### BRIEF
In the records below, find each line containing the word "that" and copy it.

(Entries taken from a collection)
..............................

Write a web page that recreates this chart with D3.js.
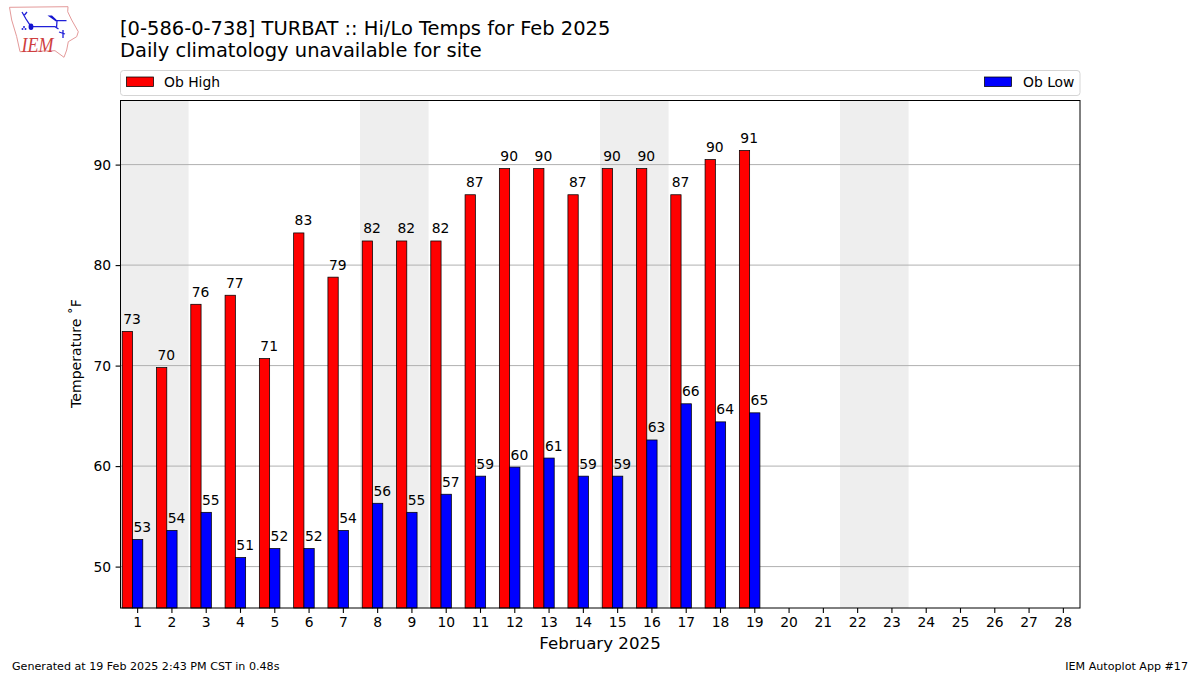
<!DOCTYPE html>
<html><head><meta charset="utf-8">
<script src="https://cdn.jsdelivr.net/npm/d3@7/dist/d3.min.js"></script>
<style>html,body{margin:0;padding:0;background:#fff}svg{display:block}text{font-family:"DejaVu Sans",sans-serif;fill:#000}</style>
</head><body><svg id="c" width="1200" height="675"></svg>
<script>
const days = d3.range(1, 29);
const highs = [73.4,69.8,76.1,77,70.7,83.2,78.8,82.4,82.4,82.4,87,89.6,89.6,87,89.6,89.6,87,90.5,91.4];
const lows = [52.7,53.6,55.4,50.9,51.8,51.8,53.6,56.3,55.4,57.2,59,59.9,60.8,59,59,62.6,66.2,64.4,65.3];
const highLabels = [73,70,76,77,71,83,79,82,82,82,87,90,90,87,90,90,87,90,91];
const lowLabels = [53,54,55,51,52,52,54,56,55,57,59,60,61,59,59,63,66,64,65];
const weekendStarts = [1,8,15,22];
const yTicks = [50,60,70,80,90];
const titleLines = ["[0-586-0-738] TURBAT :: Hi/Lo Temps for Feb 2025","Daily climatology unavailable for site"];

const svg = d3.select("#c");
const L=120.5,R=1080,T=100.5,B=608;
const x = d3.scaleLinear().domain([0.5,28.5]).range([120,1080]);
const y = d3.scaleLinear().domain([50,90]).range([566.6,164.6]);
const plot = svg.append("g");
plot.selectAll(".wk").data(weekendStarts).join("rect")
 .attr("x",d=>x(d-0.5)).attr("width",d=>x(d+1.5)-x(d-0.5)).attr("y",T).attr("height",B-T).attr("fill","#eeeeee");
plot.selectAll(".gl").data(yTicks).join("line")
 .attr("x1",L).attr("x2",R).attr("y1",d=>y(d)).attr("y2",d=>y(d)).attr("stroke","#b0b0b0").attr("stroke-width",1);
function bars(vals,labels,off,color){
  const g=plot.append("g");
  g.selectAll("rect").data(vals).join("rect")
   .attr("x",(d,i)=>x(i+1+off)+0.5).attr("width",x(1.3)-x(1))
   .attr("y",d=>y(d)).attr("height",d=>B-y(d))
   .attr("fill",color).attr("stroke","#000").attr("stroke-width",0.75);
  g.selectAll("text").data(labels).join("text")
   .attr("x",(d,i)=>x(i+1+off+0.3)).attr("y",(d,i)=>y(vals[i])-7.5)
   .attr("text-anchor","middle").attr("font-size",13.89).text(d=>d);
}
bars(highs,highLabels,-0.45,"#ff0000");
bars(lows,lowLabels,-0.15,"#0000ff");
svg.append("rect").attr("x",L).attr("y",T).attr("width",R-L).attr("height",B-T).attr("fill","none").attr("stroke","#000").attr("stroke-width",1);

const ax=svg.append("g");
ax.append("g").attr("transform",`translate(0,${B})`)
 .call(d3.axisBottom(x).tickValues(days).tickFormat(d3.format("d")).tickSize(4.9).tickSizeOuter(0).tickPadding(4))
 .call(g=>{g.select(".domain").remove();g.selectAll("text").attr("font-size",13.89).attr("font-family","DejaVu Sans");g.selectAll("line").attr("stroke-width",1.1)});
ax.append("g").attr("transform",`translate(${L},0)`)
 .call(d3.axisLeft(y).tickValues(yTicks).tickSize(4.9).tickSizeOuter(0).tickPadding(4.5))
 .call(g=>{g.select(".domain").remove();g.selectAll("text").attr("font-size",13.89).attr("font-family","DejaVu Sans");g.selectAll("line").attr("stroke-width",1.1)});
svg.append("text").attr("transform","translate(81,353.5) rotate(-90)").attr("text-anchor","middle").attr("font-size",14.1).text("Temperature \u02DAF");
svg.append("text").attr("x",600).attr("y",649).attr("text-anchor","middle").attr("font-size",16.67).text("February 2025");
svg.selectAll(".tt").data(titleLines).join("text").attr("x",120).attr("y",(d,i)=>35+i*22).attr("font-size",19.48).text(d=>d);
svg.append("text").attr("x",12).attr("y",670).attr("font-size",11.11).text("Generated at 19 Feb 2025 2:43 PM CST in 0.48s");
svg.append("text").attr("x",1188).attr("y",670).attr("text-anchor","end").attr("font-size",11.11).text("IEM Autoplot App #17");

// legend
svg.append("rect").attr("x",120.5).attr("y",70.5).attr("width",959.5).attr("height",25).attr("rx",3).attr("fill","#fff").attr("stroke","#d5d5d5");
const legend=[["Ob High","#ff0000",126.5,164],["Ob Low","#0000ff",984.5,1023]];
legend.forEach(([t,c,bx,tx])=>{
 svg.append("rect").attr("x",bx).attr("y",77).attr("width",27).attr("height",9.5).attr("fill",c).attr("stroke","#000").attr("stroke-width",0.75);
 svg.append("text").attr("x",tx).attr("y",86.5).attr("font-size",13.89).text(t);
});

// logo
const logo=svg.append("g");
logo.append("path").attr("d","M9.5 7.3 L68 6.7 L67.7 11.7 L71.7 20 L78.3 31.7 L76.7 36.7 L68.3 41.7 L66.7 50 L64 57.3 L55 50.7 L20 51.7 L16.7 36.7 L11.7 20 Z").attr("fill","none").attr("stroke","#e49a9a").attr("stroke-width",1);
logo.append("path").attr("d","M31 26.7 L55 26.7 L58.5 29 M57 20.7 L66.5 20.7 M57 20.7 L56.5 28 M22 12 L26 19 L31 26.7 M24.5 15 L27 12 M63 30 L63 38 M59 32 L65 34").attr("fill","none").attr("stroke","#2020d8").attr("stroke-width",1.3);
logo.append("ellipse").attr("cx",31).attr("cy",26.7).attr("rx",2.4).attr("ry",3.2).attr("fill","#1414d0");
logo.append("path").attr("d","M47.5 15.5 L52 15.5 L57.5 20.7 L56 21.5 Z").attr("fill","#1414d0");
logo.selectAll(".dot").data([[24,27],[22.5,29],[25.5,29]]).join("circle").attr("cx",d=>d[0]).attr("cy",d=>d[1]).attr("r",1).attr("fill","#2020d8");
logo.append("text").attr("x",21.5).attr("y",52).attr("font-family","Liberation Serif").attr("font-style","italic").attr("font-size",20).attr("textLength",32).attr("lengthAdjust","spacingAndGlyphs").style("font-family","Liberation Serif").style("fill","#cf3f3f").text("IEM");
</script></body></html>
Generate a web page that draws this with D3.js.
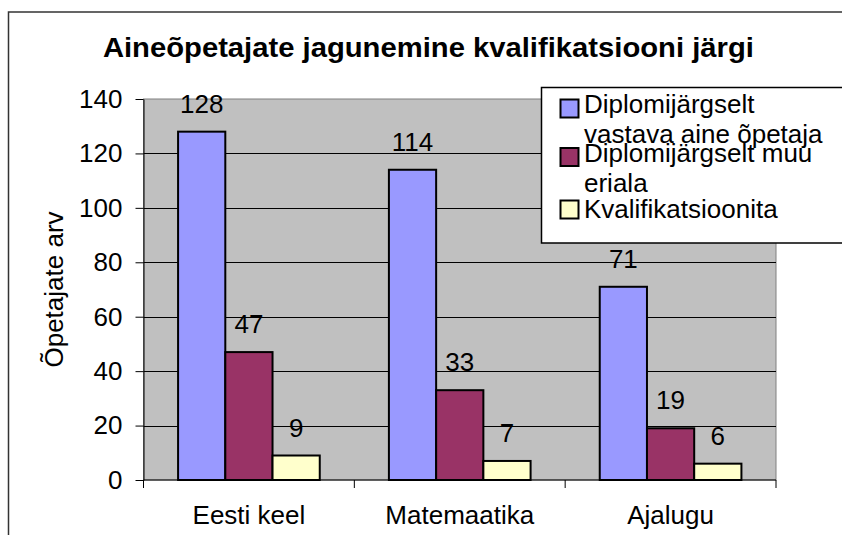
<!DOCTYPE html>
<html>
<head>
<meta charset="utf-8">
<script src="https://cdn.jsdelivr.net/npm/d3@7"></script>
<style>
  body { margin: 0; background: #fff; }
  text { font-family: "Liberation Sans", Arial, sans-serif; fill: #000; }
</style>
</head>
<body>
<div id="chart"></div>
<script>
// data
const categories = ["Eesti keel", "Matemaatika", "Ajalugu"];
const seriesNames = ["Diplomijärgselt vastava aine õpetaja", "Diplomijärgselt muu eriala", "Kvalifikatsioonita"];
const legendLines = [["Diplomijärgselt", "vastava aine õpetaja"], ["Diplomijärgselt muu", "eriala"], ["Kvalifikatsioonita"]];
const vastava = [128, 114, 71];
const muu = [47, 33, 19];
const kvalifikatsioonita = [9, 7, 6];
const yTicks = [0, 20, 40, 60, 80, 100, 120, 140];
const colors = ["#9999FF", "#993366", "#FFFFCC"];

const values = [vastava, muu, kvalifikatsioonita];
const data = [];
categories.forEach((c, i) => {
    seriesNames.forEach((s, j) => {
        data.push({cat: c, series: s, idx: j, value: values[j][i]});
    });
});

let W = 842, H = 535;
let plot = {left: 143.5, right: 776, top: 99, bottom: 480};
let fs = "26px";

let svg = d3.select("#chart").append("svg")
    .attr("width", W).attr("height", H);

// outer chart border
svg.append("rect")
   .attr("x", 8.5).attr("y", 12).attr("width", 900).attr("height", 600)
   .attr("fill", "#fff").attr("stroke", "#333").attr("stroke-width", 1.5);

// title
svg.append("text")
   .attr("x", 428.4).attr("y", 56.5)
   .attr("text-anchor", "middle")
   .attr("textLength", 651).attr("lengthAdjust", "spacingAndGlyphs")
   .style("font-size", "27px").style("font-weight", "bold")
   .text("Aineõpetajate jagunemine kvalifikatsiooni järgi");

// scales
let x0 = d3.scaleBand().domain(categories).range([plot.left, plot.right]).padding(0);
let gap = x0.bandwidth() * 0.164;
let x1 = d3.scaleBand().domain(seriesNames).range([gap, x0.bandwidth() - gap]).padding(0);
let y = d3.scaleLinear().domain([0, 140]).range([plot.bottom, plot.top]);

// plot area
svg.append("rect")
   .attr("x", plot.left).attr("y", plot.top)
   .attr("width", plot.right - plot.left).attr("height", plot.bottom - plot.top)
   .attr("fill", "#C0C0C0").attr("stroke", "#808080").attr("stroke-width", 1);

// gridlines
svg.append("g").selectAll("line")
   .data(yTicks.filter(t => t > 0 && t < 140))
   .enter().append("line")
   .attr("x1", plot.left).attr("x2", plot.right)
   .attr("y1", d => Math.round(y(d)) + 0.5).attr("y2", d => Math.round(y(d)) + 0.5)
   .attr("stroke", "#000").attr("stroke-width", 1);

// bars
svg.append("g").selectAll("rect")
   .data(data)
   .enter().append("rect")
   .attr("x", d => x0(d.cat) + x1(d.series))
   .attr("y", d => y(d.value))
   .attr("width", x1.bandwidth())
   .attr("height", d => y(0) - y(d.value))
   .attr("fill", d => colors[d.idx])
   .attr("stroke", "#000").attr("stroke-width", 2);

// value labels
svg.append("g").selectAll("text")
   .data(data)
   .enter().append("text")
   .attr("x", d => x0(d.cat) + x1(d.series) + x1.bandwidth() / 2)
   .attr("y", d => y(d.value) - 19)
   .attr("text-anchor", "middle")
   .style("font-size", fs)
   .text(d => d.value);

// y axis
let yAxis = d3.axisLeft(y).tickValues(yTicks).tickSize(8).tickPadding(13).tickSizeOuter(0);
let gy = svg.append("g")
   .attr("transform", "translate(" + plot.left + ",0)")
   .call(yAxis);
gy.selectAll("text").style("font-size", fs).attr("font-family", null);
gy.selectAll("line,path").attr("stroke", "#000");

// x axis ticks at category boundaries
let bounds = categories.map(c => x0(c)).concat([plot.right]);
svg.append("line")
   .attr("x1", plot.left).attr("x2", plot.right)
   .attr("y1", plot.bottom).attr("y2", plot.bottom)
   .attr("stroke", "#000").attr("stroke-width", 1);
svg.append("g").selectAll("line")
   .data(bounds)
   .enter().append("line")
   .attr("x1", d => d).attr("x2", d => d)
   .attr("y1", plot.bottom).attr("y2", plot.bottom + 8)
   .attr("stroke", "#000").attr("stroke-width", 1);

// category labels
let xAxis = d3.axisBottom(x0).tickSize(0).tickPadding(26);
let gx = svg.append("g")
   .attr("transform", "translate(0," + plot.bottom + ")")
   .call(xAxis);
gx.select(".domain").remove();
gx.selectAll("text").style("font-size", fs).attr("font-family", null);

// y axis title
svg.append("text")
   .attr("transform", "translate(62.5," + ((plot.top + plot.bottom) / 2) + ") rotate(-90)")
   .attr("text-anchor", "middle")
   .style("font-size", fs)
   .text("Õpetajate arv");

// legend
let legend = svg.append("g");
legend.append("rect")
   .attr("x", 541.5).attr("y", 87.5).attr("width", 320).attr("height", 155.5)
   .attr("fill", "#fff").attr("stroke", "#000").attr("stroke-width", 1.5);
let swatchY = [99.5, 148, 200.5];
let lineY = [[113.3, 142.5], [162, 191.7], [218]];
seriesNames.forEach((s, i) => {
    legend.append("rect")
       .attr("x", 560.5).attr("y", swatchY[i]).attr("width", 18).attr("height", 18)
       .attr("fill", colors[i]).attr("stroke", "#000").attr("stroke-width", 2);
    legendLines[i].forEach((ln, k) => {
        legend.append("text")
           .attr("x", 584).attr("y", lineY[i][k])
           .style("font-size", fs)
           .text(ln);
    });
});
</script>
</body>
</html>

..............................

### EXERCISE RESULT
Write a web page that recreates this chart with D3.js.
Generate a web page that draws this with D3.js.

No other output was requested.